Warrior, Priest, Rebel

by John Guy

Pub Date: July 3rd, 2012
ISBN: 978-1-4000-6907-1
Publisher: Random House

In this lively new biography of Thomas Becket, Guy (A Daughter’s Love: Thomas More and His Dearest Meg, 2009, etc.) illustrates his vast knowledge of medieval England.

The author explains Becket’s non-royal, but hardly peasant, heritage and describes a stammering youth in which he had little interest in study. His Norman parents saw to it that he was well educated, however, including sending him to France for his studies. There he met his lifelong friend, John of Salisbury, who would provide a firsthand account of Becket’s murder in Canterbury Cathedral. France was also a flight to safety from tensions at home. Becket was well-known as rakish, lazy and vain, and he never really applied himself to his studies. When Theobald, Archbishop of Canterbury, took him into his household, he realized his failings and set to ameliorate his poor education with an autodidactic fervor.

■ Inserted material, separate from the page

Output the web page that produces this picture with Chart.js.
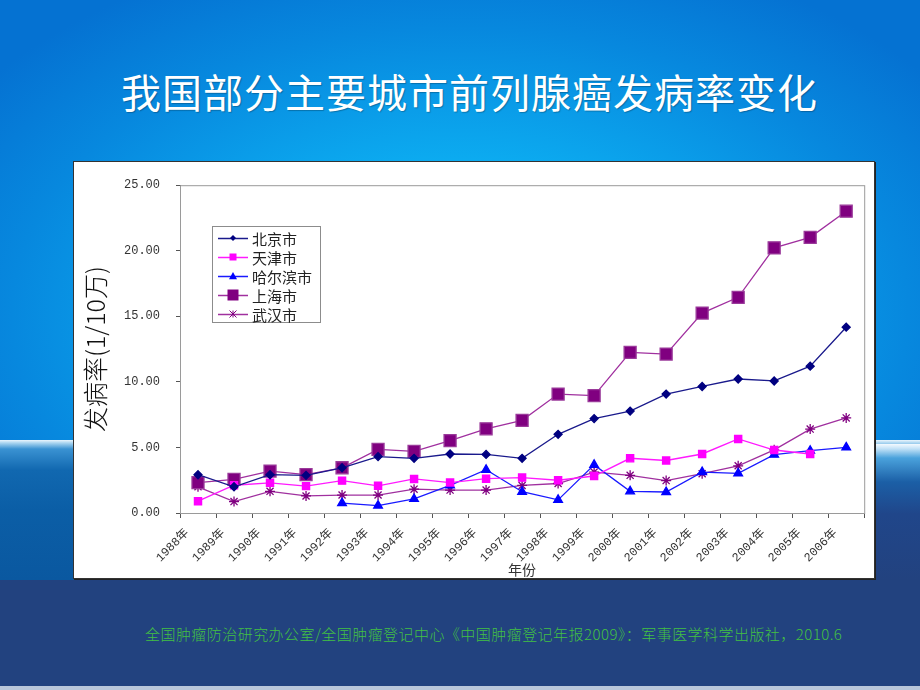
<!DOCTYPE html>
<html>
<head>
<meta charset="utf-8">
<script src="https://cdn.jsdelivr.net/npm/chart.js@4/dist/chart.umd.min.js"></script>
<style>
  html, body { margin: 0; padding: 0; }
  body { width: 920px; height: 690px; position: relative; overflow: hidden; background: #22427f; }
  #sky { position: absolute; left: 0; top: 0; width: 920px; height: 446px;
    background: radial-gradient(ellipse 65% 85% at 50% 70%, #18c2f7 0%, #0cabf0 40%, #0788de 75%, #0572d2 100%); }
  #sea { position: absolute; left: 0; top: 440px; width: 920px; height: 140px;
    background: linear-gradient(to bottom, #eaf5fd 0px, #a8d4f0 3px, #3a92d2 9px, #1168b0 30px, #0b5ea6 70px, #0a58a0 140px); }
  #seaR { position: absolute; left: 872px; top: 444px; width: 48px; height: 136px;
    background: linear-gradient(to bottom, #f4faff 0px, #bfe0f6 5px, #4aa2dc 14px, #1b5fa6 38px, #20468a 70px, #22427f 136px); }
  #foot { position: absolute; left: 0; top: 686px; width: 920px; height: 4px; background: #b9c6da; }
  #title { position: absolute; left: 121px; top: 62px; width: 720px; color: #fff;
    font-family: "Noto Sans CJK SC", sans-serif; font-size: 40px; font-weight: 400; letter-spacing: 1px;
    white-space: nowrap; text-shadow: 1px 1px 1px rgba(0,0,0,0.25); }
  #panel { position: absolute; left: 73px; top: 161px; width: 802px; height: 418px; box-sizing: border-box;
    background: #fff; border: 1px solid #333; box-shadow: 1px 1px 0 #222; }
  #wrap { position: absolute; left: 74px; top: 162px; width: 800px; height: 416px; }
  #source { position: absolute; left: 145px; top: 623px; color: #43c043;
    font-family: "Noto Sans CJK SC", sans-serif; font-size: 15px; font-weight: 300; letter-spacing: 0.45px; white-space: nowrap; }
</style>
</head>
<body>
<div id="sky"></div>
<div id="sea"></div>
<div id="seaR"></div>
<div id="foot"></div>
<div id="title">我国部分主要城市前列腺癌发病率变化</div>
<div id="panel"></div>
<div id="wrap"><canvas id="chart"></canvas></div>
<div id="source">全国肿瘤防治研究办公室/全国肿瘤登记中心《中国肿瘤登记年报2009》：军事医学科学出版社，2010.6</div>

<script>
const years = ['1988年', '1989年', '1990年', '1991年', '1992年', '1993年', '1994年', '1995年', '1996年', '1997年',
  '1998年', '1999年', '2000年', '2001年', '2002年', '2003年', '2004年', '2005年', '2006年'];

const beijing = [2.92, 2.0, 2.92, 2.87, 3.45, 4.3, 4.17, 4.5, 4.47, 4.17, 6.0, 7.2, 7.77, 9.07, 9.65, 10.22, 10.07, 11.2, 14.17];
const tianjin = [0.9, 2.12, 2.3, 2.05, 2.47, 2.07, 2.6, 2.32, 2.62, 2.7, 2.5, 2.82, 4.17, 4.0, 4.5, 5.65, 4.8, 4.5, null];
const harbin = [null, null, null, null, 0.75, 0.57, 1.07, 2.1, 3.3, 1.62, 1.0, 3.67, 1.65, 1.6, 3.12, 3.02, 4.45, 4.75, 5.0];
const shanghai = [2.32, 2.57, 3.2, 2.92, 3.45, 4.85, 4.7, 5.52, 6.42, 7.07, 9.07, 8.95, 12.25, 12.12, 15.25, 16.45, 20.22, 21.02, 23.02];
const wuhan = [2.0, 0.87, 1.65, 1.3, 1.37, 1.37, 1.82, 1.75, 1.75, 2.1, 2.25, 3.12, 2.87, 2.47, 3.0, 3.6, 4.82, 6.4, 7.25];

const yTicks = [0, 5, 10, 15, 20, 25];

const monoFont = "'Liberation Mono', 'Noto Sans CJK SC', monospace";

// plot frame: gray box around the plot area
const framePlugin = {
  id: 'frame',
  beforeDatasetsDraw(chart) {
    const { ctx, chartArea: a } = chart;
    ctx.save();
    ctx.strokeStyle = '#9a9a9a';
    ctx.lineWidth = 1;
    ctx.strokeRect(a.left + 0.5, a.top + 0.5, a.right - a.left, a.bottom - a.top);
    ctx.restore();
  }
};

function drawMarker(ctx, style, x, y, r, color) {
  ctx.fillStyle = color;
  ctx.strokeStyle = color;
  ctx.beginPath();
  if (style === 'rectRot') {
    ctx.moveTo(x, y - r); ctx.lineTo(x + r, y); ctx.lineTo(x, y + r); ctx.lineTo(x - r, y); ctx.closePath(); ctx.fill();
  } else if (style === 'rect') {
    ctx.rect(x - r, y - r, 2 * r, 2 * r); ctx.fill();
  } else if (style === 'triangle') {
    ctx.moveTo(x, y - r); ctx.lineTo(x + r, y + r * 0.8); ctx.lineTo(x - r, y + r * 0.8); ctx.closePath(); ctx.fill();
  } else if (style === 'star') {
    ctx.lineWidth = 1;
    ctx.moveTo(x - r, y - r); ctx.lineTo(x + r, y + r);
    ctx.moveTo(x + r, y - r); ctx.lineTo(x - r, y + r);
    ctx.moveTo(x, y - r); ctx.lineTo(x, y + r);
    ctx.stroke();
  }
}

// legend box placed inside the plot, top-left
const boxLegend = {
  id: 'boxLegend',
  afterDraw(chart) {
    const { ctx } = chart;
    const left = 138, top = 64, w = 108, h = 96;
    ctx.save();
    ctx.fillStyle = '#fff';
    ctx.fillRect(left, top, w, h);
    ctx.strokeStyle = '#8c8c8c';
    ctx.lineWidth = 1;
    ctx.strokeRect(left + 0.5, top + 0.5, w, h);
    ctx.font = "15px 'Noto Sans CJK SC'";
    ctx.textBaseline = 'middle';
    chart.data.datasets.forEach((ds, i) => {
      const y = top + 12 + i * 19;
      ctx.strokeStyle = ds.borderColor;
      ctx.lineWidth = 1.5;
      ctx.beginPath();
      ctx.moveTo(left + 6, y + 0.5);
      ctx.lineTo(left + 36, y + 0.5);
      ctx.stroke();
      drawMarker(ctx, ds.pointStyle, left + 21, y, ds.legendSize, ds.pointBackgroundColor);
      ctx.fillStyle = '#222';
      ctx.fillText(ds.label, left + 40, y + 1);
    });
    ctx.restore();
  }
};

new Chart(document.getElementById('chart'), {
  type: 'line',
  data: {
    labels: years,
    datasets: [
      { label: '北京市', data: beijing, borderColor: '#1a1a8c', pointBackgroundColor: '#000080', pointBorderColor: '#000080',
        pointStyle: 'rectRot', pointRadius: 4, borderWidth: 1.3, legendSize: 3 },
      { label: '天津市', data: tianjin, borderColor: '#ff1aff', pointBackgroundColor: '#ff00ff', pointBorderColor: '#ff00ff',
        pointStyle: 'rect', pointRadius: 5, borderWidth: 1.4, legendSize: 3.5 },
      { label: '哈尔滨市', data: harbin, borderColor: '#1a1aff', pointBackgroundColor: '#0000ff', pointBorderColor: '#0000ff',
        pointStyle: 'triangle', pointRadius: 5, borderWidth: 1.3, legendSize: 4 },
      { label: '上海市', data: shanghai, borderColor: '#a0309f', pointBackgroundColor: '#800080', pointBorderColor: '#9a3a9a',
        pointStyle: 'rect', pointRadius: 8.5, borderWidth: 1.3, legendSize: 5.5 },
      { label: '武汉市', data: wuhan, borderColor: '#a0309f', pointBackgroundColor: '#800080', pointBorderColor: '#800080',
        pointStyle: 'star', pointRadius: 5, borderWidth: 1.3, legendSize: 3.5 }
    ]
  },
  options: {
    responsive: true,
    maintainAspectRatio: false,
    animation: false,
    spanGaps: false,
    layout: { padding: { top: 18, right: 4, left: 0, bottom: 0 } },
    elements: {
      line: { tension: 0, fill: false },
      point: { borderWidth: 1, hoverRadius: 5 }
    },
    plugins: {
      legend: { display: false },
      tooltip: { enabled: false }
    },
    scales: {
      x: {
        offset: true,
        grid: { drawOnChartArea: false, drawTicks: true, tickLength: 5, color: '#555', offset: true },
        border: { color: '#555', width: 1 },
        ticks: {
          autoSkip: false, minRotation: 45, maxRotation: 45, padding: 8, labelOffset: -11,
          color: '#333', font: { family: monoFont, size: 12 }
        },
        title: {
          display: true, text: '年份', color: '#333', padding: { top: 0, bottom: 0 },
          font: { family: "'Noto Sans CJK SC'", size: 14 }
        },
        afterFit(scale) { scale.height = 65; }
      },
      y: {
        min: 0, max: 25,
        afterBuildTicks(scale) { scale.ticks = yTicks.map(v => ({ value: v })); },
        grid: { drawOnChartArea: false, drawTicks: true, tickLength: 4, color: '#555' },
        border: { color: '#555', width: 1 },
        ticks: {
          padding: 16, color: '#333',
          font: { family: monoFont, size: 12 },
          callback: v => Number(v).toFixed(2)
        },
        title: {
          display: true, text: '发病率(1/10万)', color: '#111', padding: { top: 6, bottom: 0 },
          font: { family: "'Noto Sans CJK SC'", size: 25, weight: 300 }
        },
        afterFit(scale) { scale.width = 106; }
      }
    }
  },
  plugins: [framePlugin, boxLegend]
});
</script>
</body>
</html>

Becket watched and learned as Theobald politicized the relationship between the king and archbishop, not realizing that he, too, would one day face exile as he refused to be “bullied by a tyrant.” In his nine years of service to the archbishop, Becket gained considerable power and riches, but many still regarded him as a newcomer aspiring to be an insider. However, he felt he was an equal, especially after he was appointed as the king’s chancellor. The author’s exhaustive research shows that Becket clung to the trappings of wealth he had accumulated well after being appointed as archbishop.

Guy exposes Becket’s history so well that readers may question how much of a saint he really was.